TASK PROMPT
Leave out all pictures and return, exactly as written, the lines from the line containing "What Apache ECharts" to the line containing "250, 260, 270]", both ends kept.

RECORD SET

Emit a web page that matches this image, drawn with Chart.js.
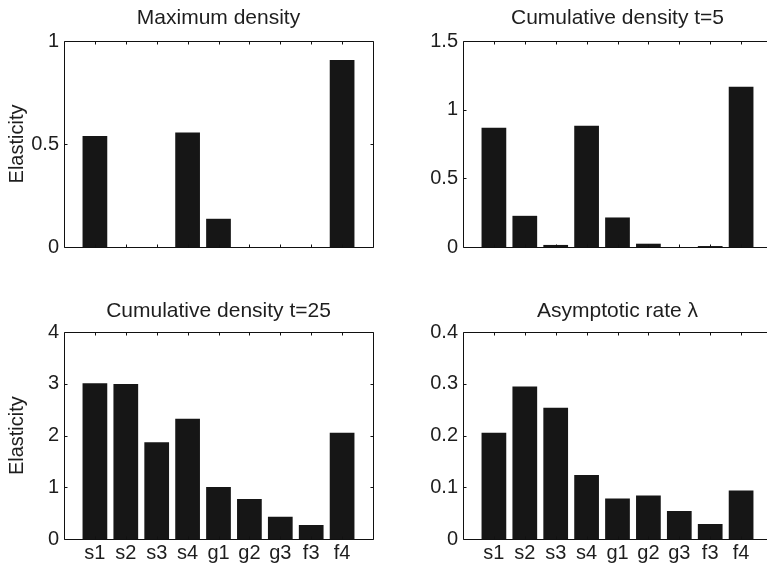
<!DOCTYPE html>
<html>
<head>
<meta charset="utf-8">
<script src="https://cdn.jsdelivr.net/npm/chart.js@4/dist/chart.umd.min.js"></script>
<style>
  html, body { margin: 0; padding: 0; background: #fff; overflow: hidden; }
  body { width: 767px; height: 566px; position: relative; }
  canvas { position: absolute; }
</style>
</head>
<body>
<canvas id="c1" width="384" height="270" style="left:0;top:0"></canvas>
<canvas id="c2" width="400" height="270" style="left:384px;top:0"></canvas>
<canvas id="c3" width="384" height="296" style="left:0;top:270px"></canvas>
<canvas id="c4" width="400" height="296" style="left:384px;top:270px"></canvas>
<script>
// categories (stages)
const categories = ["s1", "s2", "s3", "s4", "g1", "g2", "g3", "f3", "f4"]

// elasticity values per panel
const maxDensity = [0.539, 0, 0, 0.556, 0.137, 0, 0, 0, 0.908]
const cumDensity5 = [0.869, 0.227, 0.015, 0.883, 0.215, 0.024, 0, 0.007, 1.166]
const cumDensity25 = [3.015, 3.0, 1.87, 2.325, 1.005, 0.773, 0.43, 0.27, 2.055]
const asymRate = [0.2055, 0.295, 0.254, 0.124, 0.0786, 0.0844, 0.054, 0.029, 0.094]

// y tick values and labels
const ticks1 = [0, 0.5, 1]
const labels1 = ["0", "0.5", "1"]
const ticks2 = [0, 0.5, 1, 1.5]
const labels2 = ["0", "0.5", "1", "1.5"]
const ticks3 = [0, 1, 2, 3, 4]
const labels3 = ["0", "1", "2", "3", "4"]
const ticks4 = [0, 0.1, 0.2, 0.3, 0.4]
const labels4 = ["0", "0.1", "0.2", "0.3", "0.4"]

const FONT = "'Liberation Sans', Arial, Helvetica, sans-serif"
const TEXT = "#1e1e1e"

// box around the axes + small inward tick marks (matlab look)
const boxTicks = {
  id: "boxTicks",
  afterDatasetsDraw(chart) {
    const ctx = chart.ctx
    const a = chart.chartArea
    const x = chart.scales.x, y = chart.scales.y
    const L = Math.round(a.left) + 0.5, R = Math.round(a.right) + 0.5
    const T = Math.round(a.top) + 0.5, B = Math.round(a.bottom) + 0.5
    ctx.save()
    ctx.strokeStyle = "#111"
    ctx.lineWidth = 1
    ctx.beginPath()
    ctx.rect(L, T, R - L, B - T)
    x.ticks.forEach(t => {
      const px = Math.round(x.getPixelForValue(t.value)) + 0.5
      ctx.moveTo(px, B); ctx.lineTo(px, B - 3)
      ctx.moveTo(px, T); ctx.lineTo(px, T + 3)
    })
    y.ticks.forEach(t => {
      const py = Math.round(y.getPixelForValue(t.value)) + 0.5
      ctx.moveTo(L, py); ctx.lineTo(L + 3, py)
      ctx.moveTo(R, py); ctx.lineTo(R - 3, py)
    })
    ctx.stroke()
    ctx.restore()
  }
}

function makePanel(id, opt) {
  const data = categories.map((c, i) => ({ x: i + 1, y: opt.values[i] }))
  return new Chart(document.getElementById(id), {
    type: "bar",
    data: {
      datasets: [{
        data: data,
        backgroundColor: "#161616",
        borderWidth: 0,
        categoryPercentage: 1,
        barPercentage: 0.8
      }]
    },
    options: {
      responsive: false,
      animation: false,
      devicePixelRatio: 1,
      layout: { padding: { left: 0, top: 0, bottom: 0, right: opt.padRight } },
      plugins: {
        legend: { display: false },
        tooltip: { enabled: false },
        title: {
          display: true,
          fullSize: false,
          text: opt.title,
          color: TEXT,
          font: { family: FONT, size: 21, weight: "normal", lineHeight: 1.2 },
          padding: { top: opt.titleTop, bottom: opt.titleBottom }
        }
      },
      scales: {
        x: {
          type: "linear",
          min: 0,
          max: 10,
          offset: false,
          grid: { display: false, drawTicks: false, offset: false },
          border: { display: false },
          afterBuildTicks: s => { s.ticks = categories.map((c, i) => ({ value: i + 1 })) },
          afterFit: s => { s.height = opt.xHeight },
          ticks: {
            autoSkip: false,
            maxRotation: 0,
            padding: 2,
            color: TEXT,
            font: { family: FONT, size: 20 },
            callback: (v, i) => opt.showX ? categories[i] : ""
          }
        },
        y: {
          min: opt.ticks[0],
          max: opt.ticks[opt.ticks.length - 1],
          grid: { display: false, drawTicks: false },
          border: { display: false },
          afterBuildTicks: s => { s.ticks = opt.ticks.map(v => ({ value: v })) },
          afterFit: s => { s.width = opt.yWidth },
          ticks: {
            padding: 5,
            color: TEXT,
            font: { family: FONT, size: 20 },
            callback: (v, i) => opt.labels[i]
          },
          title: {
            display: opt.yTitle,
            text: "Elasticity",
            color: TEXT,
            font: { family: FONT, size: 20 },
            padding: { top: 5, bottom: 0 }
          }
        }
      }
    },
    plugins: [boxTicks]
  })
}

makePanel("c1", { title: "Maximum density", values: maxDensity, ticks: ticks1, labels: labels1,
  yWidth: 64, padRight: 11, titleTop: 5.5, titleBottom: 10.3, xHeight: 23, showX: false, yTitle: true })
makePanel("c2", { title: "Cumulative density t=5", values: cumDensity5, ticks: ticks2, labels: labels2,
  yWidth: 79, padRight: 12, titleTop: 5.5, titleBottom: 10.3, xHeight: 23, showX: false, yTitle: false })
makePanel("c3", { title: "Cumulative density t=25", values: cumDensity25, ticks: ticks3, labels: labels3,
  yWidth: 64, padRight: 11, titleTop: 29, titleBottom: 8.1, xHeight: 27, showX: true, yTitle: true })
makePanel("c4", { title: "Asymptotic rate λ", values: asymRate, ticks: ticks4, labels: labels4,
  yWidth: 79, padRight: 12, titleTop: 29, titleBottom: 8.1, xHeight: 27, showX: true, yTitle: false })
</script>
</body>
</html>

==

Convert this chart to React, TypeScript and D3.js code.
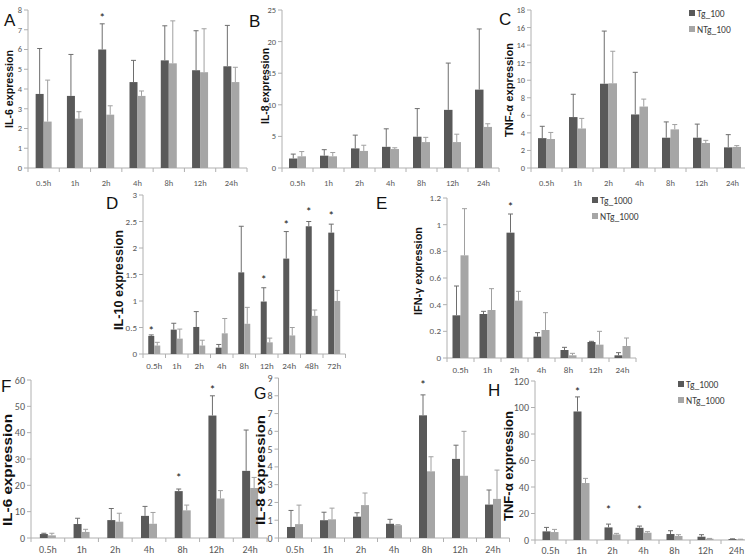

--

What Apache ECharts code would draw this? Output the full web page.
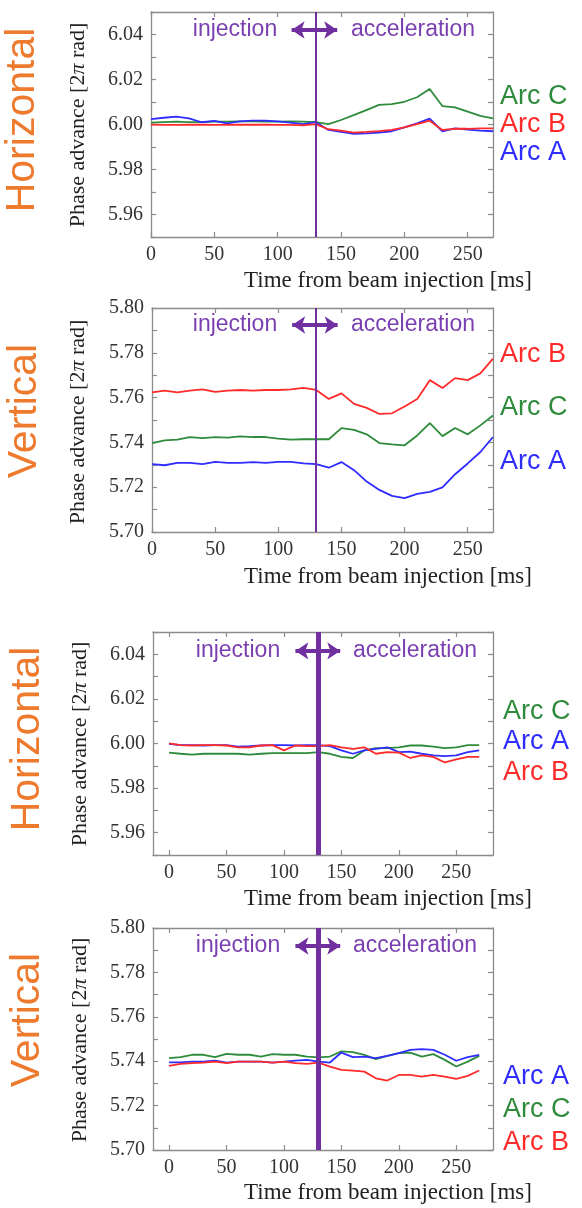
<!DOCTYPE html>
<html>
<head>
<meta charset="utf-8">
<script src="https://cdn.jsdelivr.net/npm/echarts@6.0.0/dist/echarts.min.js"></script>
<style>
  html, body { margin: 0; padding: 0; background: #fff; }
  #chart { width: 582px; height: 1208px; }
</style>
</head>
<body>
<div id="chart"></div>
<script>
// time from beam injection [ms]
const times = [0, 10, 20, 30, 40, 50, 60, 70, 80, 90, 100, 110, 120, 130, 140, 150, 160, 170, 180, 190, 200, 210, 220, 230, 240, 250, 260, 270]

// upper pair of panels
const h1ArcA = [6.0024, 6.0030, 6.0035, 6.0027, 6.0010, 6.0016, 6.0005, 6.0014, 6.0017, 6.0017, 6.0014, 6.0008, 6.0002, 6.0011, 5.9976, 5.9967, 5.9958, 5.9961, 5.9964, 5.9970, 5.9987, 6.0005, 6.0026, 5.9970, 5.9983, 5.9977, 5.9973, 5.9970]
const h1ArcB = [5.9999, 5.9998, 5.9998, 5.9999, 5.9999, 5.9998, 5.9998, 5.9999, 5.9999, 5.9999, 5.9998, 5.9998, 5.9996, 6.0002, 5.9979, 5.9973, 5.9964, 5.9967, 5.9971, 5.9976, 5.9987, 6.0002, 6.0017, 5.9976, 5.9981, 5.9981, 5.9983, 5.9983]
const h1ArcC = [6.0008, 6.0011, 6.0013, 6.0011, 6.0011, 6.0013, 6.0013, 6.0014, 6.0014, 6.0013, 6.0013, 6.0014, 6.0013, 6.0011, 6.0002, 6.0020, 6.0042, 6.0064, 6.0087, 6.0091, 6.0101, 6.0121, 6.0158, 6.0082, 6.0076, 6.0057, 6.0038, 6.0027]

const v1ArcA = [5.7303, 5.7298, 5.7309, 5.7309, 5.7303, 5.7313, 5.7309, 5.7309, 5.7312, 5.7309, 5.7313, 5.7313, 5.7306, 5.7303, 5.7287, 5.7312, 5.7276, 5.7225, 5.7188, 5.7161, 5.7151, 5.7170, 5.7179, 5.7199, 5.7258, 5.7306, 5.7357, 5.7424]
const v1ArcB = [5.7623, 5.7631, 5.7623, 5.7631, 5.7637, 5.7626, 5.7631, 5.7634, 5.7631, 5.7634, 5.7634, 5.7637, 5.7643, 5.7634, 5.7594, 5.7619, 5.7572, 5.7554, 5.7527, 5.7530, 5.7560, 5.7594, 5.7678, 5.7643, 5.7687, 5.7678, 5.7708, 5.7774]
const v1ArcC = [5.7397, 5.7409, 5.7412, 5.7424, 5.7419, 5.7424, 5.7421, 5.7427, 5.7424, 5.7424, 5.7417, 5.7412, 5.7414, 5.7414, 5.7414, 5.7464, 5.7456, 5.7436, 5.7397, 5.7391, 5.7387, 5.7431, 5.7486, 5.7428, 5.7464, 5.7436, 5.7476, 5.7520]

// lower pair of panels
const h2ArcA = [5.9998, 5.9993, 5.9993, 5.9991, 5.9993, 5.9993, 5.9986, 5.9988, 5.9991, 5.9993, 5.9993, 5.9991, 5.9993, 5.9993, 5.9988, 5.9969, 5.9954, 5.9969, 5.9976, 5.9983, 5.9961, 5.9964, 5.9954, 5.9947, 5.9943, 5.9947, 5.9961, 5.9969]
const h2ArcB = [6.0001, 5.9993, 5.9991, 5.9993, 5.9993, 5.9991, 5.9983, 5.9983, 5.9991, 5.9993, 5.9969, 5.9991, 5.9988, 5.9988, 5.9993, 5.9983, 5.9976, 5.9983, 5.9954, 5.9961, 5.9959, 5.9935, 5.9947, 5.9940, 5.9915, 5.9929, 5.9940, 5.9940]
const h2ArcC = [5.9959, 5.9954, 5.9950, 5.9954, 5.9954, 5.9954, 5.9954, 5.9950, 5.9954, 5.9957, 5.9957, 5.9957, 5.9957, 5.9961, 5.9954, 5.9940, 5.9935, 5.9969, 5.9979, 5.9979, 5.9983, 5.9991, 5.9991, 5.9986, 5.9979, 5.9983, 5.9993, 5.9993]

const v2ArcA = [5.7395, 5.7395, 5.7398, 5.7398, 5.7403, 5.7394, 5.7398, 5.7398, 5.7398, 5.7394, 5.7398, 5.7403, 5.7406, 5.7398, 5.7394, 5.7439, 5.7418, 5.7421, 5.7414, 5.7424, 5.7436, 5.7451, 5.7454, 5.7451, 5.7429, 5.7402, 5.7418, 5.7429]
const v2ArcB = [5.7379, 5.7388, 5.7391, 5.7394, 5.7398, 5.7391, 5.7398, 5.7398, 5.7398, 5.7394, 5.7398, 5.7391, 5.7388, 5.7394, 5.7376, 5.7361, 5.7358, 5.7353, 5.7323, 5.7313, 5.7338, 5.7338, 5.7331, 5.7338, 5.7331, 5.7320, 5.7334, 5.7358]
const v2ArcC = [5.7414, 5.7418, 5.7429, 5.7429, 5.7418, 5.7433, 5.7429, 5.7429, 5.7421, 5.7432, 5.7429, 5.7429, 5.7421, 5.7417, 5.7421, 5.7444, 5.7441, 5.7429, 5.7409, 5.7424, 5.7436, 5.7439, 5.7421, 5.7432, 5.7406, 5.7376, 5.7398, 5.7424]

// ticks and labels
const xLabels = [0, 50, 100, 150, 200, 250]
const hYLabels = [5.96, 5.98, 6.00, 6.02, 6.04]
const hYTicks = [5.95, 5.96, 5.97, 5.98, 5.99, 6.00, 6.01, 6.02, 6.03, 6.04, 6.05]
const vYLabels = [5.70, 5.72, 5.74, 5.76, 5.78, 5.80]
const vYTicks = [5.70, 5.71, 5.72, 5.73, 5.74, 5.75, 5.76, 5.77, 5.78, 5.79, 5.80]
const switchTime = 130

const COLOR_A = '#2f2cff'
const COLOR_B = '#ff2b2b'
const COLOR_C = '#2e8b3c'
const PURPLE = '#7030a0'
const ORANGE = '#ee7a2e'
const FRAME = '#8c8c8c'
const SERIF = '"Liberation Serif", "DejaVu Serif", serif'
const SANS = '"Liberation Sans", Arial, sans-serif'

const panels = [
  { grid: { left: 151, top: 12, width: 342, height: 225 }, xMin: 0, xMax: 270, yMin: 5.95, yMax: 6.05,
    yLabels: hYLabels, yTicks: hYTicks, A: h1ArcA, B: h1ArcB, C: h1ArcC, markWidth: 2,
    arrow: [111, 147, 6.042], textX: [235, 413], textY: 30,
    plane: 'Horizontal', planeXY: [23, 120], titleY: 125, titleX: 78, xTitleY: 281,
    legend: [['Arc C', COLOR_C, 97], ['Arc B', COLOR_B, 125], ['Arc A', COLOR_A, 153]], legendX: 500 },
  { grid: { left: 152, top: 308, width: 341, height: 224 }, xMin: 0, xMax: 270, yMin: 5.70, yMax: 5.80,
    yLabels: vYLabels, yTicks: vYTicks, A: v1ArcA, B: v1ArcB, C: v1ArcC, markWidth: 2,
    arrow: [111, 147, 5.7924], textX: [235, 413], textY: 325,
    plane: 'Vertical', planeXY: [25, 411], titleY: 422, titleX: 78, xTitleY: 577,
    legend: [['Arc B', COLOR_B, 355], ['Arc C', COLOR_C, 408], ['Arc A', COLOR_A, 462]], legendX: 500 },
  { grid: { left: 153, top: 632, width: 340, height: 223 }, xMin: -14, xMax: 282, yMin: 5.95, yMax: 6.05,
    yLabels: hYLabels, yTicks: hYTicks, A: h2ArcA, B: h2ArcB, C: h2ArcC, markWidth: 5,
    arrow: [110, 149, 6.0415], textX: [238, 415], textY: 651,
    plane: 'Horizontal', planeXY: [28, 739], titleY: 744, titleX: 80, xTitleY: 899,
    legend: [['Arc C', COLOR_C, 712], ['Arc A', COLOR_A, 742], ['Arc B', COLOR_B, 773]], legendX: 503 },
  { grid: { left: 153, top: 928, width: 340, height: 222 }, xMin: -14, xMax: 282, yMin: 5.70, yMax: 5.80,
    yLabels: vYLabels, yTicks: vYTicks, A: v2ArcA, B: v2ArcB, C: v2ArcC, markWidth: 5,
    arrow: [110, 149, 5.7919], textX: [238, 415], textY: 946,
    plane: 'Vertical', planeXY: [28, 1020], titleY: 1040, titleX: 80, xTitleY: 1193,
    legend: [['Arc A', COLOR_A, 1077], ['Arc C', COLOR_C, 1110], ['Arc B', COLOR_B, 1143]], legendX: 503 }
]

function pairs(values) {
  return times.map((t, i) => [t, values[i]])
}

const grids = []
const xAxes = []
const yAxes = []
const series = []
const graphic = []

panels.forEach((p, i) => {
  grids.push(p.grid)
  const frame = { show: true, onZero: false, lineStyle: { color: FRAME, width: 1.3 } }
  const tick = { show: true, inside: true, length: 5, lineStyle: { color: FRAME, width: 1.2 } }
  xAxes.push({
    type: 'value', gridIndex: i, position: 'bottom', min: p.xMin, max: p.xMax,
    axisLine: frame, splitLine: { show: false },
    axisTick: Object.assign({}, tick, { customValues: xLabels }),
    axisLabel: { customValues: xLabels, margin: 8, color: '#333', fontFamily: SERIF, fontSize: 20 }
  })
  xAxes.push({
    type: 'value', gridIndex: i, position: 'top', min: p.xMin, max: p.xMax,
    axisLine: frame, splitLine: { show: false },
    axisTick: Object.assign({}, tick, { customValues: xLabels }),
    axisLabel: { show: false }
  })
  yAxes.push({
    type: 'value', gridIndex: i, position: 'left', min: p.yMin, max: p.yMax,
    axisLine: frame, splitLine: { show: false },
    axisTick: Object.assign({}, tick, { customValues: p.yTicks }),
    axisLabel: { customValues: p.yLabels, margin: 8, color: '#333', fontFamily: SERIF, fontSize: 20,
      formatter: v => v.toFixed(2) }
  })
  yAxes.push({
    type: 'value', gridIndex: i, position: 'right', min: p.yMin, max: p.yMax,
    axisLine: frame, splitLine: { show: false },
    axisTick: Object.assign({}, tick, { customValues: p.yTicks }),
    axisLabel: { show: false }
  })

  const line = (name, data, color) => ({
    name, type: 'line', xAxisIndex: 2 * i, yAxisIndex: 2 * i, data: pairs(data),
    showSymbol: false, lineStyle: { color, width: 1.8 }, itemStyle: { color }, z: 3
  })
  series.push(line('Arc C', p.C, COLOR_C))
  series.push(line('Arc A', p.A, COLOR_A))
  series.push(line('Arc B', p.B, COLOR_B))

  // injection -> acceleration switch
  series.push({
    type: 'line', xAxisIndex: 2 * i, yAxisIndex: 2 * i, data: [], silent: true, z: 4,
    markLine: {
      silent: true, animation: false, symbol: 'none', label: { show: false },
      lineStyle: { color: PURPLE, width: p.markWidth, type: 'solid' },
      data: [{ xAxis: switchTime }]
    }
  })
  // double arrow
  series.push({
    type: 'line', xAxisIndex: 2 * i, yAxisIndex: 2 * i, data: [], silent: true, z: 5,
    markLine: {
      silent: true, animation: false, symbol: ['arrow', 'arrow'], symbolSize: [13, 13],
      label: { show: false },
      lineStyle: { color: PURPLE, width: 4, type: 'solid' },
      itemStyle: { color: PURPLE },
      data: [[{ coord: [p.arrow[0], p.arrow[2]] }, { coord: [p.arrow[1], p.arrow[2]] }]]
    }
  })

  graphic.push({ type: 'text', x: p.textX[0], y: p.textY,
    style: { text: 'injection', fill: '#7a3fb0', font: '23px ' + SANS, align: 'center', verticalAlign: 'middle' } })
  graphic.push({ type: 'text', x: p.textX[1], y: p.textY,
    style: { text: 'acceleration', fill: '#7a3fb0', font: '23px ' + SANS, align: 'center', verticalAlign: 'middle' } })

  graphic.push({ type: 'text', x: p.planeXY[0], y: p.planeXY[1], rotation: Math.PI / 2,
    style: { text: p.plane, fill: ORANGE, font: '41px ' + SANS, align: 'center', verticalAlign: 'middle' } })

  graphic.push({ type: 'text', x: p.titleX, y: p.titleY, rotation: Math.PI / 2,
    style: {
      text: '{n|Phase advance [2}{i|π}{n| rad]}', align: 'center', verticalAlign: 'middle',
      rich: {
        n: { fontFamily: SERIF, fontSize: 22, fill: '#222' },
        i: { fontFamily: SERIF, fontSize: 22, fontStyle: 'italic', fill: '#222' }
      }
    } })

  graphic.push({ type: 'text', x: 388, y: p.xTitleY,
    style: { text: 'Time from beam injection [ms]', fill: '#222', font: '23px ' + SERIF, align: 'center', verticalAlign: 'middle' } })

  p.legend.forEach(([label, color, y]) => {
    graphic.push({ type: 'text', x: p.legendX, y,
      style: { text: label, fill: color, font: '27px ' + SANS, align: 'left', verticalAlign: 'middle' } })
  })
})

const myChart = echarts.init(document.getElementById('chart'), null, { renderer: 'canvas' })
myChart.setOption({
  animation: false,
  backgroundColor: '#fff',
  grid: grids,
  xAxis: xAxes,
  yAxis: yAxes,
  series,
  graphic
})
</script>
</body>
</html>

THE COMPLETED TASK
What Apache ECharts code would draw this? Output the full web page.
<!DOCTYPE html>
<html>
<head>
<meta charset="utf-8">
<script src="https://cdn.jsdelivr.net/npm/echarts@6.0.0/dist/echarts.min.js"></script>
<style>
  html, body { margin: 0; padding: 0; background: #fff; }
  #chart { width: 582px; height: 1208px; }
</style>
</head>
<body>
<div id="chart"></div>
<script>
// time from beam injection [ms]
const times = [0, 10, 20, 30, 40, 50, 60, 70, 80, 90, 100, 110, 120, 130, 140, 150, 160, 170, 180, 190, 200, 210, 220, 230, 240, 250, 260, 270]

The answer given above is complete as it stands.